- [SOURCE RECORDS]
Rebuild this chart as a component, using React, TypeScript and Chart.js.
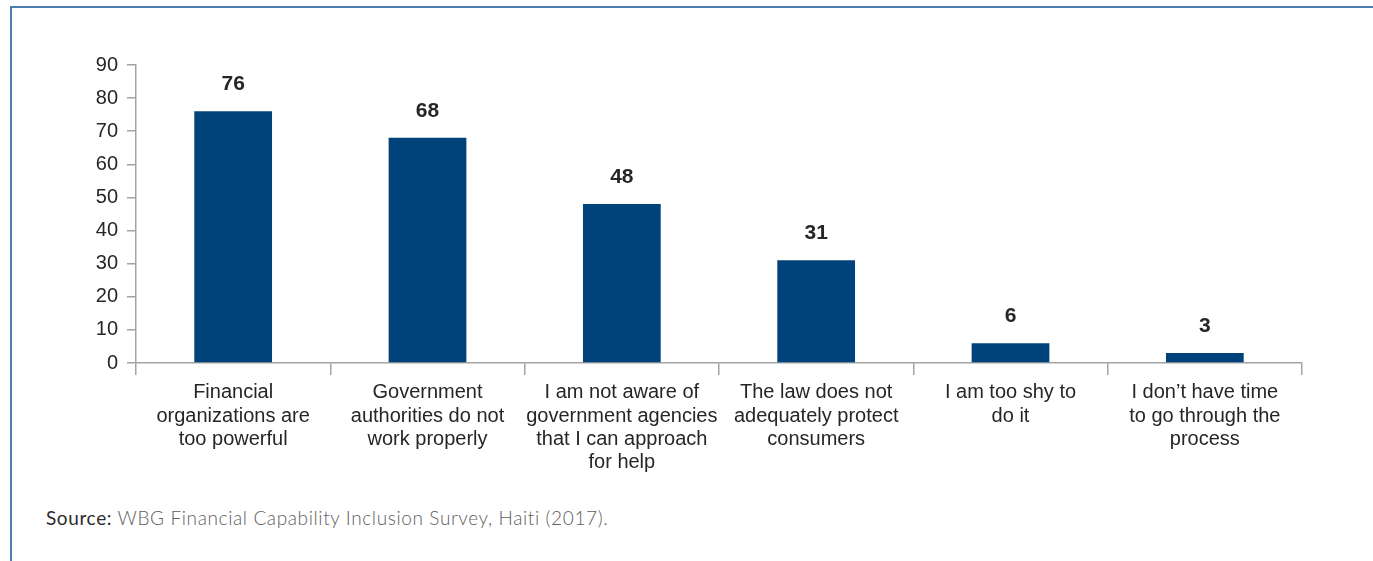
import React, { useEffect, useRef } from "react";
import { Chart, registerables } from "chart.js";

Chart.register(...registerables);

const categories: string[][] = [
  ["Financial", "organizations are", "too powerful"],
  ["Government", "authorities do not", "work properly"],
  ["I am not aware of", "government agencies", "that I can approach", "for help"],
  ["The law does not", "adequately protect", "consumers"],
  ["I am too shy to", "do it"],
  ["I don\u2019t have time", "to go through the", "process"],
];
const values: number[] = [76, 68, 48, 31, 6, 3];
const yTicks: number[] = [0, 10, 20, 30, 40, 50, 60, 70, 80, 90];

const FONT = "'Liberation Sans Narrow', 'Liberation Sans', Arial, sans-serif";
const AXIS_GRAY = "#a3a3a3";
const TEXT = "#262626";
const BAR = "#00437a";

const valueLabels = {
  id: "valueLabels",
  afterDatasetsDraw(chart: any) {
    const { ctx } = chart;
    const meta = chart.getDatasetMeta(0);
    ctx.save();
    ctx.font = `bold 21px ${FONT}`;
    ctx.fillStyle = TEXT;
    ctx.textAlign = "center";
    ctx.textBaseline = "middle";
    meta.data.forEach((bar: any, i: number) => {
      ctx.fillText(String(values[i]), bar.x, bar.y - 27);
    });
    ctx.restore();
  },
};

export default function App() {
  const ref = useRef<HTMLCanvasElement | null>(null);

  useEffect(() => {
    if (!ref.current) return;
    const chart = new Chart(ref.current, {
      type: "bar",
      data: {
        labels: categories,
        datasets: [
          {
            data: values,
            backgroundColor: BAR,
            barPercentage: 0.4,
            categoryPercentage: 1,
          },
        ],
      },
      options: {
        animation: false,
        responsive: false,
        maintainAspectRatio: false,
        layout: { padding: { top: 65, left: 0, right: 71, bottom: 17 } },
        plugins: {
          legend: { display: false },
          tooltip: { enabled: false },
        },
        scales: {
          x: {
            offset: true,
            afterFit: (s: any) => {
              s.height = 120;
            },
            grid: {
              offset: true,
              drawOnChartArea: false,
              drawTicks: true,
              tickLength: 12,
              color: AXIS_GRAY,
              lineWidth: 1.5,
            },
            border: { display: true, color: AXIS_GRAY, width: 1.5 },
            ticks: {
              color: TEXT,
              font: { family: FONT, size: 20, lineHeight: 1.17 },
              padding: 6,
              maxRotation: 0,
              autoSkip: false,
            },
          },
          y: {
            min: 0,
            max: 90,
            afterFit: (s: any) => {
              s.width = 136;
            },
            afterBuildTicks: (s: any) => {
              s.ticks = yTicks.map((v) => ({ value: v }));
            },
            grid: {
              drawOnChartArea: false,
              drawTicks: true,
              tickLength: 9,
              color: AXIS_GRAY,
              lineWidth: 1.5,
            },
            border: { display: true, color: AXIS_GRAY, width: 1.5 },
            ticks: {
              color: TEXT,
              font: { family: FONT, size: 20 },
              padding: 9,
            },
          },
        },
      },
      plugins: [valueLabels],
    });
    return () => chart.destroy();
  }, []);

  return (
    <div
      style={{
        position: "absolute",
        left: 0,
        top: 0,
        width: 1373,
        height: 561,
        background: "#ffffff",
        overflow: "hidden",
      }}
    >
      <div
        style={{
          position: "absolute",
          left: 10,
          top: 6,
          width: 1363,
          height: 555,
          borderTop: "2px solid #4a7db0",
          borderLeft: "2px solid #4a7db0",
          boxSizing: "border-box",
        }}
      />
      <canvas
        ref={ref}
        width={1373}
        height={500}
        style={{ position: "absolute", left: 0, top: 0, width: 1373, height: 500 }}
      />
      <div
        style={{
          position: "absolute",
          left: 46,
          top: 506,
          lineHeight: "24px",
          fontFamily: "Lato, 'Open Sans', sans-serif",
          fontSize: 19,
          letterSpacing: 0.62,
          color: "#606060",
          fontWeight: 300,
          whiteSpace: "nowrap",
        }}
      >
        <span style={{ color: "#2b2b2b", fontWeight: 400 }}>Source:</span> WBG Financial
        Capability Inclusion Survey, Haiti (2017).
      </div>
    </div>
  );
}
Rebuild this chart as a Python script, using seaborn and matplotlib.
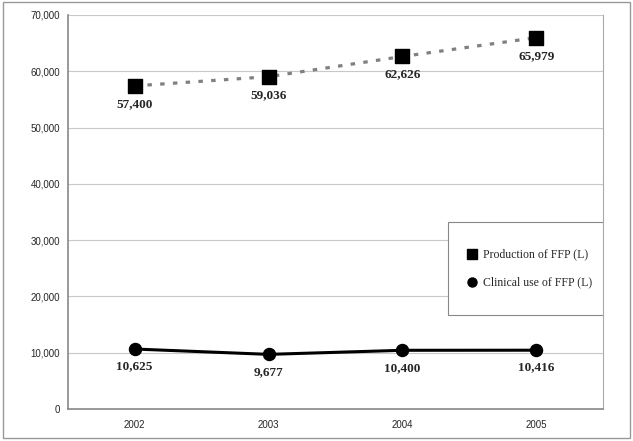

- [TASK OBJECTIVE]
Output every entry exactly as given; pictures are not part of the copy.

- [PROBLEM SOLUTION]
Rebuild this chart as a component, using React, TypeScript and Chart.js.
import React, { useEffect, useRef } from "react";
import { Chart, registerables } from "chart.js";

Chart.register(...registerables);

const categories: string[][] = [
  ["Financial", "organizations are", "too powerful"],
  ["Government", "authorities do not", "work properly"],
  ["I am not aware of", "government agencies", "that I can approach", "for help"],
  ["The law does not", "adequately protect", "consumers"],
  ["I am too shy to", "do it"],
  ["I don\u2019t have time", "to go through the", "process"],
];
const values: number[] = [76, 68, 48, 31, 6, 3];
const yTicks: number[] = [0, 10, 20, 30, 40, 50, 60, 70, 80, 90];

const FONT = "'Liberation Sans Narrow', 'Liberation Sans', Arial, sans-serif";
const AXIS_GRAY = "#a3a3a3";
const TEXT = "#262626";
const BAR = "#00437a";

const valueLabels = {
  id: "valueLabels",
  afterDatasetsDraw(chart: any) {
    const { ctx } = chart;
    const meta = chart.getDatasetMeta(0);
    ctx.save();
    ctx.font = `bold 21px ${FONT}`;
    ctx.fillStyle = TEXT;
    ctx.textAlign = "center";
    ctx.textBaseline = "middle";
    meta.data.forEach((bar: any, i: number) => {
      ctx.fillText(String(values[i]), bar.x, bar.y - 27);
    });
    ctx.restore();
  },
};

export default function App() {
  const ref = useRef<HTMLCanvasElement | null>(null);

  useEffect(() => {
    if (!ref.current) return;
    const chart = new Chart(ref.current, {
      type: "bar",
      data: {
        labels: categories,
        datasets: [
          {
            data: values,
            backgroundColor: BAR,
            barPercentage: 0.4,
            categoryPercentage: 1,
          },
        ],
      },
      options: {
        animation: false,
        responsive: false,
        maintainAspectRatio: false,
        layout: { padding: { top: 65, left: 0, right: 71, bottom: 17 } },
        plugins: {
          legend: { display: false },
          tooltip: { enabled: false },
        },
        scales: {
          x: {
            offset: true,
            afterFit: (s: any) => {
              s.height = 120;
            },
            grid: {
              offset: true,
              drawOnChartArea: false,
              drawTicks: true,
              tickLength: 12,
              color: AXIS_GRAY,
              lineWidth: 1.5,
            },
            border: { display: true, color: AXIS_GRAY, width: 1.5 },
            ticks: {
              color: TEXT,
              font: { family: FONT, size: 20, lineHeight: 1.17 },
              padding: 6,
              maxRotation: 0,
              autoSkip: false,
            },
          },
          y: {
            min: 0,
            max: 90,
            afterFit: (s: any) => {
              s.width = 136;
            },
            afterBuildTicks: (s: any) => {
              s.ticks = yTicks.map((v) => ({ value: v }));
            },
            grid: {
              drawOnChartArea: false,
              drawTicks: true,
              tickLength: 9,
              color: AXIS_GRAY,
              lineWidth: 1.5,
            },
            border: { display: true, color: AXIS_GRAY, width: 1.5 },
            ticks: {
              color: TEXT,
              font: { family: FONT, size: 20 },
              padding: 9,
            },
          },
        },
      },
      plugins: [valueLabels],
    });
    return () => chart.destroy();
  }, []);

  return (
    <div
      style={{
        position: "absolute",
        left: 0,
        top: 0,
        width: 1373,
        height: 561,
        background: "#ffffff",
        overflow: "hidden",
      }}
    >
      <div
        style={{
          position: "absolute",
          left: 10,
          top: 6,
          width: 1363,
          height: 555,
          borderTop: "2px solid #4a7db0",
          borderLeft: "2px solid #4a7db0",
          boxSizing: "border-box",
        }}
      />
      <canvas
        ref={ref}
        width={1373}
        height={500}
        style={{ position: "absolute", left: 0, top: 0, width: 1373, height: 500 }}
      />
      <div
        style={{
          position: "absolute",
          left: 46,
          top: 506,
          lineHeight: "24px",
          fontFamily: "Lato, 'Open Sans', sans-serif",
          fontSize: 19,
          letterSpacing: 0.62,
          color: "#606060",
          fontWeight: 300,
          whiteSpace: "nowrap",
        }}
      >
        <span style={{ color: "#2b2b2b", fontWeight: 400 }}>Source:</span> WBG Financial
        Capability Inclusion Survey, Haiti (2017).
      </div>
    </div>
  );
}
Rebuild this chart as a Python script, using seaborn and matplotlib.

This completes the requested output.